What is expected> Output the line that holds "Rebuild this chart", the line that holds "facecolor='#FFFF99', edgecolor='#6b6b40', lw=1, zorder=3)", and every line between them, exactly, but none of the pictures.

Data extracted from a collection>
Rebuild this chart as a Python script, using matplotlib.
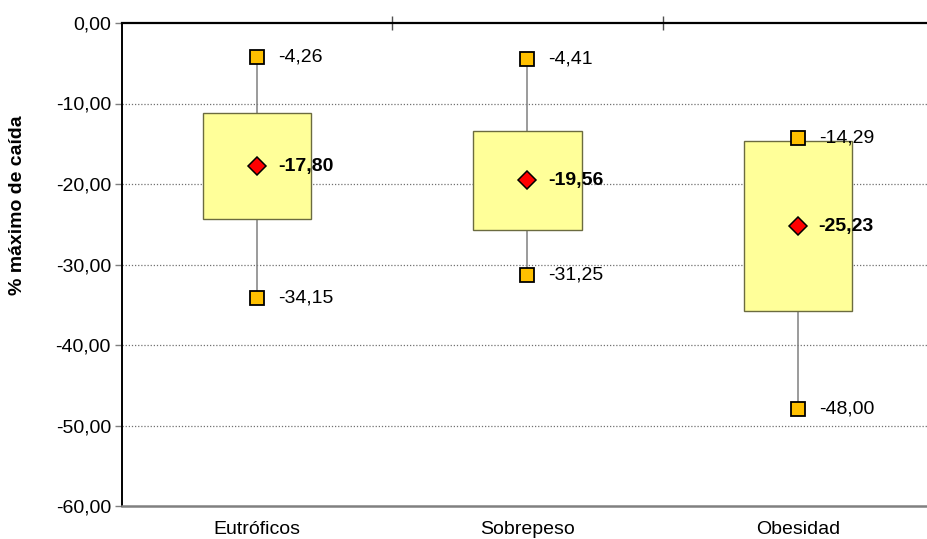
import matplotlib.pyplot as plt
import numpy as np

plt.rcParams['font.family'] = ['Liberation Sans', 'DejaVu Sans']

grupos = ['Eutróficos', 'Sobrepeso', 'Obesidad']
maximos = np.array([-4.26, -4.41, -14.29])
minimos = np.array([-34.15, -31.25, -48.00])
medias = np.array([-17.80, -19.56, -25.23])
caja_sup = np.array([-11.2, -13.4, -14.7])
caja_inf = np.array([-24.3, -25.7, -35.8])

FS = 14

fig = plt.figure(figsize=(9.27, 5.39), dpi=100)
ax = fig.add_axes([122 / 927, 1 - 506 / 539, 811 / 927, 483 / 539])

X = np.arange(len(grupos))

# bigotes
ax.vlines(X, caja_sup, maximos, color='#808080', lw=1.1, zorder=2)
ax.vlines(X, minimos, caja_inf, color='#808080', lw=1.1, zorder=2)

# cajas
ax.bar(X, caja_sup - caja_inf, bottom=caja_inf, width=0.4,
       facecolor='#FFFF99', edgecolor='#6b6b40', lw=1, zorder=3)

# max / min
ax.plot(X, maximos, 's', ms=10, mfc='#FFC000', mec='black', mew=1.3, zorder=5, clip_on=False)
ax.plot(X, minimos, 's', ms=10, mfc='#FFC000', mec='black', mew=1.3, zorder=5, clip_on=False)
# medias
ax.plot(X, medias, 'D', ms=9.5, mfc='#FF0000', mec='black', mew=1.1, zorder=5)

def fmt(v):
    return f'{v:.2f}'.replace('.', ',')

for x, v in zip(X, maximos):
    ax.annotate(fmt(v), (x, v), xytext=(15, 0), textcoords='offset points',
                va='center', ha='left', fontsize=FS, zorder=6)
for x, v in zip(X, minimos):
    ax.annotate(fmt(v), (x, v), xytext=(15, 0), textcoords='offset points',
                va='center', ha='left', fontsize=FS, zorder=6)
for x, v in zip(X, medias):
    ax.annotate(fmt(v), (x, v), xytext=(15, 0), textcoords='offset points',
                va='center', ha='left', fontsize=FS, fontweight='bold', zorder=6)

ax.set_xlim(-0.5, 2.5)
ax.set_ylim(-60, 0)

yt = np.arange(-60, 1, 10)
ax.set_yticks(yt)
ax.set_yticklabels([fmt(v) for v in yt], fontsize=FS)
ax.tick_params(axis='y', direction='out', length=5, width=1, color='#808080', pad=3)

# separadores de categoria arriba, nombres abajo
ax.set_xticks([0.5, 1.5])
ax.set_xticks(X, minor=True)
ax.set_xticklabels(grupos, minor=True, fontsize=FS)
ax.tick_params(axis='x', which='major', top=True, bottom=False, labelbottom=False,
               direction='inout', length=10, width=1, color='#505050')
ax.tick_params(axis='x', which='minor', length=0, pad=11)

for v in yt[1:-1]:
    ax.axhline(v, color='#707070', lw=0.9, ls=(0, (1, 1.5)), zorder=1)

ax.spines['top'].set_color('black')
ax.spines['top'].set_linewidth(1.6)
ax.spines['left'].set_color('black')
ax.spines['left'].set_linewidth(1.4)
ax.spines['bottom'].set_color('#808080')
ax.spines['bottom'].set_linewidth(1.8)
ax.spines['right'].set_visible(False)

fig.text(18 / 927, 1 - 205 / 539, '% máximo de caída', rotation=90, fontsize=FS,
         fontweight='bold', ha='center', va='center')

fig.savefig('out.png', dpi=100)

==

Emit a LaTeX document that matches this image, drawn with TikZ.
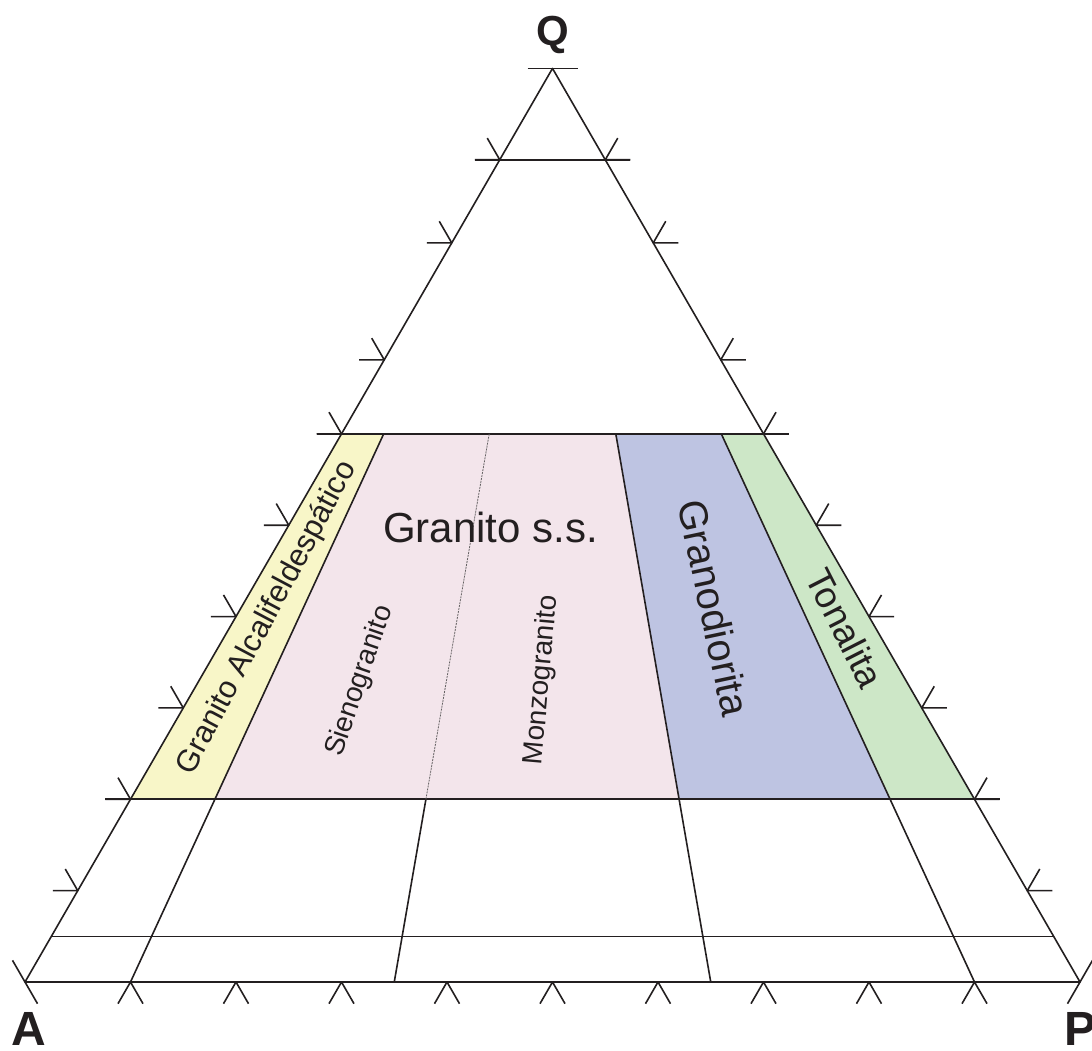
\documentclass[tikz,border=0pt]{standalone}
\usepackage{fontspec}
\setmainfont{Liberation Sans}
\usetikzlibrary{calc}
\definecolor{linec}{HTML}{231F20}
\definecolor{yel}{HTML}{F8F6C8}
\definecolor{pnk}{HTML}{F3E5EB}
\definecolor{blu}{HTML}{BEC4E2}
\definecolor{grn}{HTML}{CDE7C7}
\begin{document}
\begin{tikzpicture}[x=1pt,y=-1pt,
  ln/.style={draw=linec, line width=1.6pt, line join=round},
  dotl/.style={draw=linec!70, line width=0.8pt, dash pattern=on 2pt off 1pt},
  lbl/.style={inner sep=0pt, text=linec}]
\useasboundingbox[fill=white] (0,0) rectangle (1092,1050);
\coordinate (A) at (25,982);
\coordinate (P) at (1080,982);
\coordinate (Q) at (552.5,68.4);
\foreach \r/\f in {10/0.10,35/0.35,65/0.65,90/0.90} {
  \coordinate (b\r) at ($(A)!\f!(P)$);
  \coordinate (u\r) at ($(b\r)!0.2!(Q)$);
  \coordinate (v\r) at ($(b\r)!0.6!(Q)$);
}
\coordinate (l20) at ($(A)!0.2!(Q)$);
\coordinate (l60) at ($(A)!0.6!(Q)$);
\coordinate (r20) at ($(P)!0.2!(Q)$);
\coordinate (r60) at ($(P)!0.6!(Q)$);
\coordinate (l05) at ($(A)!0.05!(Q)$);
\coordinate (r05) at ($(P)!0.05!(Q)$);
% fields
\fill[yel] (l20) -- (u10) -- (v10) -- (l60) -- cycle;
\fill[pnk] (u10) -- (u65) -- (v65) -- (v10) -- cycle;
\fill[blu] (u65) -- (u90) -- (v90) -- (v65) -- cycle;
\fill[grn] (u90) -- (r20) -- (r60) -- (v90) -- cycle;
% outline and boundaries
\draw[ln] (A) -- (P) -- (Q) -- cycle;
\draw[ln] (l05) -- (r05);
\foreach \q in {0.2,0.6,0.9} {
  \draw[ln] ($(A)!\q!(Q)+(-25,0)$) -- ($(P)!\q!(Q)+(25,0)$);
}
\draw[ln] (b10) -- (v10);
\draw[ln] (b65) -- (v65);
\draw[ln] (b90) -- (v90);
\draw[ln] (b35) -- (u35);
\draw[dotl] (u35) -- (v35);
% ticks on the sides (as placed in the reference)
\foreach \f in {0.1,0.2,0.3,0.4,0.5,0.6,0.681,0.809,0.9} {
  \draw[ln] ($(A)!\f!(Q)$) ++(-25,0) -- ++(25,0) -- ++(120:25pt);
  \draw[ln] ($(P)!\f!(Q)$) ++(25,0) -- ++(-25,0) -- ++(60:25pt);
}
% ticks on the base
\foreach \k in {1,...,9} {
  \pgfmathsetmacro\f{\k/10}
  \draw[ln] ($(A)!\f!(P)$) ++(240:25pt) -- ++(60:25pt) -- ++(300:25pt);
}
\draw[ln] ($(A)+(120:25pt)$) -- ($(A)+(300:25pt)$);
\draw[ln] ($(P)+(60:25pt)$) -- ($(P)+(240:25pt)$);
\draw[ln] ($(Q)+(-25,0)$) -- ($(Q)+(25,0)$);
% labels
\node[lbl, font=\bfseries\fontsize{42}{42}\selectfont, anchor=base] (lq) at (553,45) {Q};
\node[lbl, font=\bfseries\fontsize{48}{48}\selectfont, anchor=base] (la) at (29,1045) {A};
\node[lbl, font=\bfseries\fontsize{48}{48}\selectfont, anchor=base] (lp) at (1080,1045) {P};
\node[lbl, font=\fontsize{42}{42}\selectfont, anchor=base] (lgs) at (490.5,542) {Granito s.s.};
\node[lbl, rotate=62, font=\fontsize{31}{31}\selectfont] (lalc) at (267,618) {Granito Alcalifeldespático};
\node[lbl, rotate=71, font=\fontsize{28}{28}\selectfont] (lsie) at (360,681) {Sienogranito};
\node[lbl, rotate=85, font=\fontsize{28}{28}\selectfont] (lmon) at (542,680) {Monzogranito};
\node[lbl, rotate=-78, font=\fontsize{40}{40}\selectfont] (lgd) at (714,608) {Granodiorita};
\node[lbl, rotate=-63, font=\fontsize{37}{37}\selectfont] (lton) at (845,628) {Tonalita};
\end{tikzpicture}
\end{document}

---

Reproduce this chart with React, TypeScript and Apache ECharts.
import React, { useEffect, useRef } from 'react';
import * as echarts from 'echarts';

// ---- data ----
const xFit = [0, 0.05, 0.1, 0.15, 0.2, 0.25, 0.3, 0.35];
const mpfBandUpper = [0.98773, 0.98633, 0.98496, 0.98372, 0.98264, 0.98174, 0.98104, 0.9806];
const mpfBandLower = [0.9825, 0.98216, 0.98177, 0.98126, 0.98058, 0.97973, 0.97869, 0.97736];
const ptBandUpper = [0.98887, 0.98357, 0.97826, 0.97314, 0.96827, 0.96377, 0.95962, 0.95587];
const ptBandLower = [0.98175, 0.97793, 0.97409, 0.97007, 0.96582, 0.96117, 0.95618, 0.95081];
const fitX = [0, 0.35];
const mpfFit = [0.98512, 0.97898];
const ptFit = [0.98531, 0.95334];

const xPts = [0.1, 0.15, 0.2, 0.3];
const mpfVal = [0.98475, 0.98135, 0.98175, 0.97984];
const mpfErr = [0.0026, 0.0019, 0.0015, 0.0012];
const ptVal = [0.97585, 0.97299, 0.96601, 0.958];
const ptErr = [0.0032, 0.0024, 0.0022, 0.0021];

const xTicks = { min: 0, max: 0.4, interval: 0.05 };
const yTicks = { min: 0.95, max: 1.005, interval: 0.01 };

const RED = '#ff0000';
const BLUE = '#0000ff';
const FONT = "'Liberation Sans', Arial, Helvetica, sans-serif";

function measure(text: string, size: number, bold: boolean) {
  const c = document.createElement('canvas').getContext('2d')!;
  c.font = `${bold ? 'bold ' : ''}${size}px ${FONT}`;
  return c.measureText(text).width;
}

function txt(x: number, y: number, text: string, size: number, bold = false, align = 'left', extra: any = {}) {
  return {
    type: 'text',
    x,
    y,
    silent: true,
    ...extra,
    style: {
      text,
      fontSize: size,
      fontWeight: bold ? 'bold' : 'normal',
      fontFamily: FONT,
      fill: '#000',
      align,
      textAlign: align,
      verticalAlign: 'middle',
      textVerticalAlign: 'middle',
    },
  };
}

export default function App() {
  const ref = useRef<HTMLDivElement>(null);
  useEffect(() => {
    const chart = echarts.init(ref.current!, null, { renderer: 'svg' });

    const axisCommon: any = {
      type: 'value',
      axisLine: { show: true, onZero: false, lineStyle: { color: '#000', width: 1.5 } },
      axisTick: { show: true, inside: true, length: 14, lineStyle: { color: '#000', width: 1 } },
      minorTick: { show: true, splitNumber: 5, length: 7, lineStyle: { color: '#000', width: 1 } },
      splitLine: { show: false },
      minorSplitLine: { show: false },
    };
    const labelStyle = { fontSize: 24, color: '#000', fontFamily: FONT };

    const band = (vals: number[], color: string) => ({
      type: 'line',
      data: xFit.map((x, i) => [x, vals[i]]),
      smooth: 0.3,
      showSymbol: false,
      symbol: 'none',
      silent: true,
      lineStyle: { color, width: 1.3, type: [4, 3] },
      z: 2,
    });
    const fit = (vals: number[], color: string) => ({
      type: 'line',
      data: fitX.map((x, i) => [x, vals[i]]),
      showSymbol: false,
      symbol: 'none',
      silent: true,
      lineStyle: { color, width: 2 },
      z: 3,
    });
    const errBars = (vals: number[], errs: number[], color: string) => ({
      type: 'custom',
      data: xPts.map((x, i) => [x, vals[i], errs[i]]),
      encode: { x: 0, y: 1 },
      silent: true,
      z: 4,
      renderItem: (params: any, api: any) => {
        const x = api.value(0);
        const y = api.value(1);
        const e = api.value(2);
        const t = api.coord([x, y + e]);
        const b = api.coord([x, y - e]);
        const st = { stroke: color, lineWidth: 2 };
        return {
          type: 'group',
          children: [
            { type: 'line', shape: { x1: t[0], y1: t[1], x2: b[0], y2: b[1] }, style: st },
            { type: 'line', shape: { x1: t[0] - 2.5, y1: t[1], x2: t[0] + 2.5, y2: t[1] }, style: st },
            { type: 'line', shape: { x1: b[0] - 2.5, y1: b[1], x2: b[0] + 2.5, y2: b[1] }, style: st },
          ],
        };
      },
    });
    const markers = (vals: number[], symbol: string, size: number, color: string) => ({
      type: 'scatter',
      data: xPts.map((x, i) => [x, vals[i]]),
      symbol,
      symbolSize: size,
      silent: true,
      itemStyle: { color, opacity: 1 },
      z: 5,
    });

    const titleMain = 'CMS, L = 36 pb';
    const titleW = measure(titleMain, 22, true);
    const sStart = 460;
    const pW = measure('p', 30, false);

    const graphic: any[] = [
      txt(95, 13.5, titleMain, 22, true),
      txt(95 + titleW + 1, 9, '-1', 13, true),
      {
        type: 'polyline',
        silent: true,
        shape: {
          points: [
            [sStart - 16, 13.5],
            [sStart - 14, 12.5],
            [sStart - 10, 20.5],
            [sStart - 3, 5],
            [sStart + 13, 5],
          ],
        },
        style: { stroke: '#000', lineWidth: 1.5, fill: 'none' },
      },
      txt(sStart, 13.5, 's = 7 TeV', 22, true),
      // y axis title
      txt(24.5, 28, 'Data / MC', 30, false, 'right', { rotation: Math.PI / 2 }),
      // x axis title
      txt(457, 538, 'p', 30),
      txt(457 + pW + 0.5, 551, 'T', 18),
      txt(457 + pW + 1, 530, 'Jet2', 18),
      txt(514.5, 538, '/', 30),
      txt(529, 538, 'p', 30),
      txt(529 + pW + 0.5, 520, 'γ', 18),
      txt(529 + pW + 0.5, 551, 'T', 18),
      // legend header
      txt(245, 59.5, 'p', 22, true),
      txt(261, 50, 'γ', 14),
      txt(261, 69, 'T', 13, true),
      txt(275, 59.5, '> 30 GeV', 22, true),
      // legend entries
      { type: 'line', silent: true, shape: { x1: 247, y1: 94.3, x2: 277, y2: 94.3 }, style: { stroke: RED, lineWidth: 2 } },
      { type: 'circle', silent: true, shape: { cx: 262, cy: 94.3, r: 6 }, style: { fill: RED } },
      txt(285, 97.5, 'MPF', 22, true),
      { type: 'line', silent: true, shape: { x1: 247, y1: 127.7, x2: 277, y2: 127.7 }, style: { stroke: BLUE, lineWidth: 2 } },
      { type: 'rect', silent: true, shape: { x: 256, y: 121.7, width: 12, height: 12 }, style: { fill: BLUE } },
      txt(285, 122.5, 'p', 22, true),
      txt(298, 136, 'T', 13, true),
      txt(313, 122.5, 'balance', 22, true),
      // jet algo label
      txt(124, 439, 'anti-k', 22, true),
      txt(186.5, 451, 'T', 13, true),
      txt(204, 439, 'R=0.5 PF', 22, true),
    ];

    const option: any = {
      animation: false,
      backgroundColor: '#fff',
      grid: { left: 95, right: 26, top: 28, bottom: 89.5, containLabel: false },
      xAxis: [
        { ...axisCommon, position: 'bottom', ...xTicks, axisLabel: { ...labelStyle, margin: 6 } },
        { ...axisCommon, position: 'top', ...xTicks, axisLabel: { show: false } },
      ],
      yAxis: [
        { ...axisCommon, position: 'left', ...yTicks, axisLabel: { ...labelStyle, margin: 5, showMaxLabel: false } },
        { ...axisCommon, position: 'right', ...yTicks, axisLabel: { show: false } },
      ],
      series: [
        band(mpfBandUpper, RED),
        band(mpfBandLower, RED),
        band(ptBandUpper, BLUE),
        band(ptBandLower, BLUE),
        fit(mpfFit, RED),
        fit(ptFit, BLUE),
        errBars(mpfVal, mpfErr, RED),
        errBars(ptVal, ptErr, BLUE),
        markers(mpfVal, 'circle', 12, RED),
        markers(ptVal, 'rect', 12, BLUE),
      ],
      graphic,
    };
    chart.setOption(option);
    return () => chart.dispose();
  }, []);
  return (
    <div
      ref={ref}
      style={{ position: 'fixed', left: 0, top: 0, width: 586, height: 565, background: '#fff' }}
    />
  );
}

Solved exercise>
Rebuild this chart as a Python script, using matplotlib.
import matplotlib.pyplot as plt
import numpy as np

plt.rcParams['font.family'] = ['Liberation Sans', 'DejaVu Sans']

grupos = ['Eutróficos', 'Sobrepeso', 'Obesidad']
maximos = np.array([-4.26, -4.41, -14.29])
minimos = np.array([-34.15, -31.25, -48.00])
medias = np.array([-17.80, -19.56, -25.23])
caja_sup = np.array([-11.2, -13.4, -14.7])
caja_inf = np.array([-24.3, -25.7, -35.8])

FS = 14

fig = plt.figure(figsize=(9.27, 5.39), dpi=100)
ax = fig.add_axes([122 / 927, 1 - 506 / 539, 811 / 927, 483 / 539])

X = np.arange(len(grupos))

# bigotes
ax.vlines(X, caja_sup, maximos, color='#808080', lw=1.1, zorder=2)
ax.vlines(X, minimos, caja_inf, color='#808080', lw=1.1, zorder=2)

# cajas
ax.bar(X, caja_sup - caja_inf, bottom=caja_inf, width=0.4,
       facecolor='#FFFF99', edgecolor='#6b6b40', lw=1, zorder=3)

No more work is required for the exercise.